Frequently Asked Questions (FAQs)
1. Is the SBI PO exam tougher than the IBPS PO exam?
Yes. While the Prelims are quite similar, the SBI PO Mains exam introduces completely new and highly complex reasoning and data interpretation formats every year, making it significantly harder than IBPS PO.
2. How many attempts are allowed for the SBI PO exam?
For General category candidates, the maximum number of attempts is 4. For OBC/PwBD (General/OBC), the limit is 7 attempts. There is no restriction on the number of attempts for SC/ST candidates.
3. Is there a sectional cutoff in the SBI PO exam?

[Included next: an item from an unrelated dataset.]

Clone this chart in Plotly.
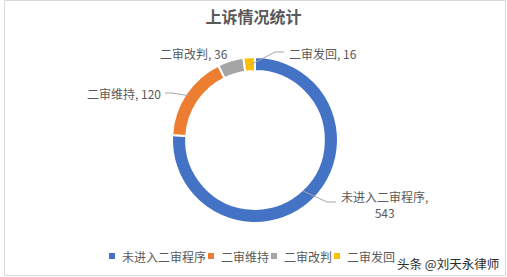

No. Unlike IBPS exams, SBI PO does not have sectional cutoffs in either the Prelims or the Mains exam. You only need to clear the overall aggregate cutoff score.
4. Do I need work experience to apply for SBI PO?
No. Fresh graduates from any discipline can apply for the SBI PO exam. Work experience is not a mandatory requirement, though it might be a point of discussion during the personal interview.
5. Is the descriptive paper evaluated for everyone?
No. Your descriptive paper (Essay and Letter) will only be evaluated if you score above the minimum qualifying marks in the objective section of the Mains exam.